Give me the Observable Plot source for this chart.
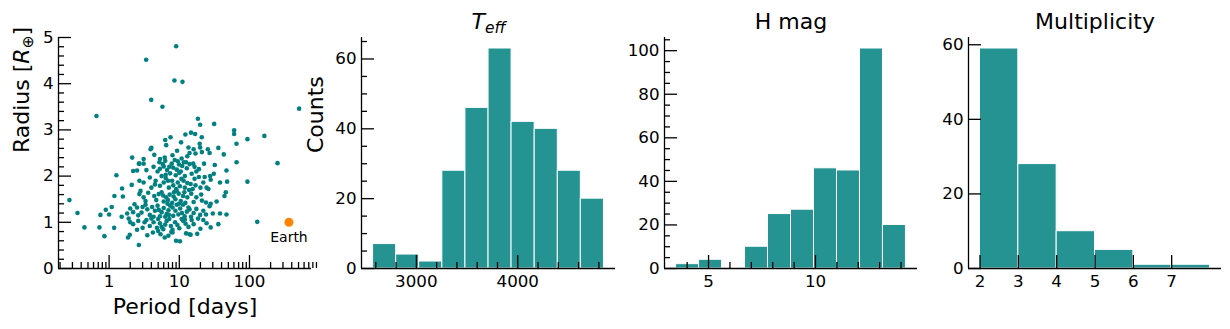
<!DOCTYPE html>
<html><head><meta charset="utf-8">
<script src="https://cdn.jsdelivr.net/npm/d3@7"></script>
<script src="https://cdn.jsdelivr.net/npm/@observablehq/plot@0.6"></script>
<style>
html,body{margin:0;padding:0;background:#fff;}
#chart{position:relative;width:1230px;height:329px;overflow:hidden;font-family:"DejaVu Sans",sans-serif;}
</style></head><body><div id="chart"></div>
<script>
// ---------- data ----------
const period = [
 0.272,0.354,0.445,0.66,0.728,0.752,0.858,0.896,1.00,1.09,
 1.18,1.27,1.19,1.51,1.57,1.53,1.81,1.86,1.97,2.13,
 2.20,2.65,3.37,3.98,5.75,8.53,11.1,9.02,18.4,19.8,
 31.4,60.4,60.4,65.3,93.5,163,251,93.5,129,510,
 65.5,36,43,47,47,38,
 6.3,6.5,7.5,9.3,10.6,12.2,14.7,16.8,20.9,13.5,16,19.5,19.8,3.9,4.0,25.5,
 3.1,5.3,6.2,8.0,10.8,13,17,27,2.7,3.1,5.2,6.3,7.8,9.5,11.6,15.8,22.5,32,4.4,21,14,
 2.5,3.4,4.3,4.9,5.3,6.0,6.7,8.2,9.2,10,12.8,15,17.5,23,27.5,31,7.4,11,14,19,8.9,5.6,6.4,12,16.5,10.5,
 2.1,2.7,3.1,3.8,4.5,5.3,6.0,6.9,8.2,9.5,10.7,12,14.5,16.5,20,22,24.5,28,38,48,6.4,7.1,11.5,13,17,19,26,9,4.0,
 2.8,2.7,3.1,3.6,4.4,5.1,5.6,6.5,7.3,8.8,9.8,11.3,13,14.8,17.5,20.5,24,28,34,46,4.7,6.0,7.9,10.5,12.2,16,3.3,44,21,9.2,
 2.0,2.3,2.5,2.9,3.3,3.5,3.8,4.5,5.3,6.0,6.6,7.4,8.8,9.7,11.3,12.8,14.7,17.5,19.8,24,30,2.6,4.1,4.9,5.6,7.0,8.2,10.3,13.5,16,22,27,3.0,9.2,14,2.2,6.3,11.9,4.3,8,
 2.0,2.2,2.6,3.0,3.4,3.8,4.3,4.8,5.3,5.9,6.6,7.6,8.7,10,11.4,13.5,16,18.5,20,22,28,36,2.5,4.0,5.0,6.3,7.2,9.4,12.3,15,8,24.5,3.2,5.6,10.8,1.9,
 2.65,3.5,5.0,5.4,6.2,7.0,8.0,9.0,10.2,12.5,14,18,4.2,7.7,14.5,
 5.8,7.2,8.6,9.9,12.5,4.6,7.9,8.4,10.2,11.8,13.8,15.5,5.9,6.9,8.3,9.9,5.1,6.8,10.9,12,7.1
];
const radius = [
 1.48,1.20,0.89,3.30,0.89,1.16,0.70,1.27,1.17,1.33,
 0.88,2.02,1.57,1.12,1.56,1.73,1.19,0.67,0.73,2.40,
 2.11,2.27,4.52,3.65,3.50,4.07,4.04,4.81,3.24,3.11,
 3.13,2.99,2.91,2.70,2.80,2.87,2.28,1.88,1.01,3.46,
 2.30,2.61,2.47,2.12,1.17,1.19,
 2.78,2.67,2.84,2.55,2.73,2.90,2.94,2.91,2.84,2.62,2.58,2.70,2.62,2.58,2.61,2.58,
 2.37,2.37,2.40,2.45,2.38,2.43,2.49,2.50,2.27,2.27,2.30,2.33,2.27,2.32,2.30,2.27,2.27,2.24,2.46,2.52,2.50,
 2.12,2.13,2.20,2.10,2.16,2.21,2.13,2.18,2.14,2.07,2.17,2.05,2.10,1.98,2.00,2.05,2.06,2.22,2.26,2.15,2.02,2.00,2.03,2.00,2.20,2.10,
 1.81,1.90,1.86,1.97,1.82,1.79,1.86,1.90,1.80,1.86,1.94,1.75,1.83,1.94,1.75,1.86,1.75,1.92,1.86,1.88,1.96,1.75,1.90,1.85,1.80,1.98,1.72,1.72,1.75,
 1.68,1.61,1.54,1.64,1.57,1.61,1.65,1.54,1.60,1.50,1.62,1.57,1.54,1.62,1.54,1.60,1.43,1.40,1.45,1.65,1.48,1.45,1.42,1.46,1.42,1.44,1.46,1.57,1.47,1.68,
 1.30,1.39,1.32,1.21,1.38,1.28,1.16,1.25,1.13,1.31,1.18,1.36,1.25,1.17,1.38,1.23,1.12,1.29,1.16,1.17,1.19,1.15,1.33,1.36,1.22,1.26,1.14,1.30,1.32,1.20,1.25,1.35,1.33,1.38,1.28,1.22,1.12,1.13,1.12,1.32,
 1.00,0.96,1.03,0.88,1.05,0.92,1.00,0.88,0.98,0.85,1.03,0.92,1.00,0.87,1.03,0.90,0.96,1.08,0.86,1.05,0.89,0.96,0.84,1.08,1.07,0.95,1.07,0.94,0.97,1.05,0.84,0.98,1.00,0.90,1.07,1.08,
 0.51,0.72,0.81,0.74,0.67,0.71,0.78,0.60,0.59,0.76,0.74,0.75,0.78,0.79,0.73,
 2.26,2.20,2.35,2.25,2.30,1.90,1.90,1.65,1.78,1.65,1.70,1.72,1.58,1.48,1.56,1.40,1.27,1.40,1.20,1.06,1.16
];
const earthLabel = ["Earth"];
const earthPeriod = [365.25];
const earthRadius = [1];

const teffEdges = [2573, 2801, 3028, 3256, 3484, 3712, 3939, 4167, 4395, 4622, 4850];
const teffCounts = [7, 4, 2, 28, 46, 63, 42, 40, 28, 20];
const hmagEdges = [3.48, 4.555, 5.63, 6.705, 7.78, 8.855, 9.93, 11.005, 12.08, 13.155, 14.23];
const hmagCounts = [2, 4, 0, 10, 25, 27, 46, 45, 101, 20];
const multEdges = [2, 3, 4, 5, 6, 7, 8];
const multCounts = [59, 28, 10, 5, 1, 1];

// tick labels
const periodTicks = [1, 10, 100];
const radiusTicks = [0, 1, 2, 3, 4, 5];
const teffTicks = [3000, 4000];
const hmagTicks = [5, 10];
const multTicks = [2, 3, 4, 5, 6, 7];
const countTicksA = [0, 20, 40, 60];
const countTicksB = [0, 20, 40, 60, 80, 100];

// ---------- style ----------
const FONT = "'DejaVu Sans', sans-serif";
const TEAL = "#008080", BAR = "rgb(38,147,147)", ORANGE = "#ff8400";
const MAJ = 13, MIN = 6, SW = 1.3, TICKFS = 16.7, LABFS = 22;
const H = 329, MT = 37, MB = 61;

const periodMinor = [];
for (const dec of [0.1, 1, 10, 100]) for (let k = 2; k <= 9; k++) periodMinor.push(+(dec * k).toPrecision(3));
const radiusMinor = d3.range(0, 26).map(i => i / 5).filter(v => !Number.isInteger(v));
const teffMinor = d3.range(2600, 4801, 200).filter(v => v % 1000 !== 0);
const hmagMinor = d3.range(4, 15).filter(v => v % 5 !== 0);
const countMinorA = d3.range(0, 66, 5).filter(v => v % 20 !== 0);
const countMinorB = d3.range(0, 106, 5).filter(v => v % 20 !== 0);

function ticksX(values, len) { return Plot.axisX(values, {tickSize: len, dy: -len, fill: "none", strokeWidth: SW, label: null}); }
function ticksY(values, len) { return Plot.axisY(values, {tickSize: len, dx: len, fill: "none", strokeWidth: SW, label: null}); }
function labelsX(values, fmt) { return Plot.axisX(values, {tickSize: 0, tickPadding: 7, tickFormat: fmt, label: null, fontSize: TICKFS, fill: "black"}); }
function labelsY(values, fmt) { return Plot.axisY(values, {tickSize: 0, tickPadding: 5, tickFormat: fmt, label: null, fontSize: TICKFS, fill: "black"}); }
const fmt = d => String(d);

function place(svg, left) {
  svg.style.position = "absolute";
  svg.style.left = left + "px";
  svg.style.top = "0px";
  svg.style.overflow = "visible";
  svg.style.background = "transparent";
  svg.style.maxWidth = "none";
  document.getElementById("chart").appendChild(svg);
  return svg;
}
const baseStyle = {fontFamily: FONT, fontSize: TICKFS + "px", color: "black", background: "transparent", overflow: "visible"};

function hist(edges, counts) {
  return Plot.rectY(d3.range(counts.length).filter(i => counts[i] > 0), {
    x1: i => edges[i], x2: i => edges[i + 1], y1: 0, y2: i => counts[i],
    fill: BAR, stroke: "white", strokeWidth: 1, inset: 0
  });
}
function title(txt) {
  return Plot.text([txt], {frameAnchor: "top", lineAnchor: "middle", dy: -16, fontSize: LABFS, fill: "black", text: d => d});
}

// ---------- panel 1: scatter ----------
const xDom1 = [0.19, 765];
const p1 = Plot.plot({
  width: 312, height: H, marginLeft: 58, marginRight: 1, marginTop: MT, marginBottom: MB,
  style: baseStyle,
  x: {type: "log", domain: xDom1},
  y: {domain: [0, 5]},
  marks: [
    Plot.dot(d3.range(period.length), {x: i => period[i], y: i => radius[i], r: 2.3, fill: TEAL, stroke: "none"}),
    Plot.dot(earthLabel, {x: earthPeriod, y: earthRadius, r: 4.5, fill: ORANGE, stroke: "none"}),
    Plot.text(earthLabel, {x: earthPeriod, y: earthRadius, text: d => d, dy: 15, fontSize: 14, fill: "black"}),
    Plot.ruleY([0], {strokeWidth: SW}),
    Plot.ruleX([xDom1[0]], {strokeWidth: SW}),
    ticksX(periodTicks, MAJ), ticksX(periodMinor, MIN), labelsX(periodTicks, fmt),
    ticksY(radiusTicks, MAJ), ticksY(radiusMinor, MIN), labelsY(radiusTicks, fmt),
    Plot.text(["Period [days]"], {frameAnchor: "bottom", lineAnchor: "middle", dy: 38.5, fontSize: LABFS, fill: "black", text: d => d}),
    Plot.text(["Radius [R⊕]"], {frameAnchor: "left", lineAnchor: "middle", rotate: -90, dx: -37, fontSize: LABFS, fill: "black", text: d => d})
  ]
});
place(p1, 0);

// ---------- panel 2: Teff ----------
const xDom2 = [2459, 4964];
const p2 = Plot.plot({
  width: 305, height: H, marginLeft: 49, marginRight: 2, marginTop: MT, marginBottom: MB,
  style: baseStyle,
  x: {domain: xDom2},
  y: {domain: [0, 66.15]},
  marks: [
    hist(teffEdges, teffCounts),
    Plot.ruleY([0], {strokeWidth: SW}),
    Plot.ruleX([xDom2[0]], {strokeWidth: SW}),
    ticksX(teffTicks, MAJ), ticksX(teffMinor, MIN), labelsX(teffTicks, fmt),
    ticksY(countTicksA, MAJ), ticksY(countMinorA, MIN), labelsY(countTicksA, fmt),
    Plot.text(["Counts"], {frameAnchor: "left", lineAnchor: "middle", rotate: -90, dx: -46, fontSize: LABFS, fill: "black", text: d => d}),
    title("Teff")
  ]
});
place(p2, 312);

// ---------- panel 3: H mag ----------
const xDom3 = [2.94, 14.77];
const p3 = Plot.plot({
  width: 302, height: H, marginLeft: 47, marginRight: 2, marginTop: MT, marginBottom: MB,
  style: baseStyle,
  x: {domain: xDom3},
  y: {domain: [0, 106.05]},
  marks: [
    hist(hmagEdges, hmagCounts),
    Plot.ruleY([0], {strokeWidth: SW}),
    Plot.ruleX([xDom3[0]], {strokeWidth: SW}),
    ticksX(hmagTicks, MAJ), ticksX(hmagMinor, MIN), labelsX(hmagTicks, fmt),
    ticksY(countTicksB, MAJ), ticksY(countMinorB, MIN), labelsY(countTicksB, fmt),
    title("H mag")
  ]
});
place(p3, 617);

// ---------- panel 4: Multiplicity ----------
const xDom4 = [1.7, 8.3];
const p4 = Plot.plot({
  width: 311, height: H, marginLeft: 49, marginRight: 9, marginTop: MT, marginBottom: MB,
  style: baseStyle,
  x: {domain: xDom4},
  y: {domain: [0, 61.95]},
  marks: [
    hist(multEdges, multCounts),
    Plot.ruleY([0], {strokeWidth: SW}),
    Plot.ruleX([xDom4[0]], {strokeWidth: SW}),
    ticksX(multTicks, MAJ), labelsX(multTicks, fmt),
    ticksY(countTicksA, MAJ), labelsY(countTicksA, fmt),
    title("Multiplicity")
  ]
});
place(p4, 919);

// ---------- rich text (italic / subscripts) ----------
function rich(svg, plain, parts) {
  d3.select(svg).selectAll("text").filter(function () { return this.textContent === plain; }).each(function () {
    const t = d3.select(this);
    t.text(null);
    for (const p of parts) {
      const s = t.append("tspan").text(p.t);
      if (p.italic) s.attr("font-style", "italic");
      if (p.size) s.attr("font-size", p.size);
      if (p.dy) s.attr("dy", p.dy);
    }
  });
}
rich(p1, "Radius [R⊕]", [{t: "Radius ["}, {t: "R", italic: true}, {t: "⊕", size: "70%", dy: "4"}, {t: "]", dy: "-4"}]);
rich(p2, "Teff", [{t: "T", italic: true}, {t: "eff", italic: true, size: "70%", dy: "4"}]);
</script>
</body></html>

Task goal → For this exercise, gather every line of the data that contains the word "chart".

Final result →
Give me the Observable Plot source for this chart.
#chart{position:relative;width:1230px;height:329px;overflow:hidden;font-family:"DejaVu Sans",sans-serif;}
</style></head><body><div id="chart"></div>
  document.getElementById("chart").appendChild(svg);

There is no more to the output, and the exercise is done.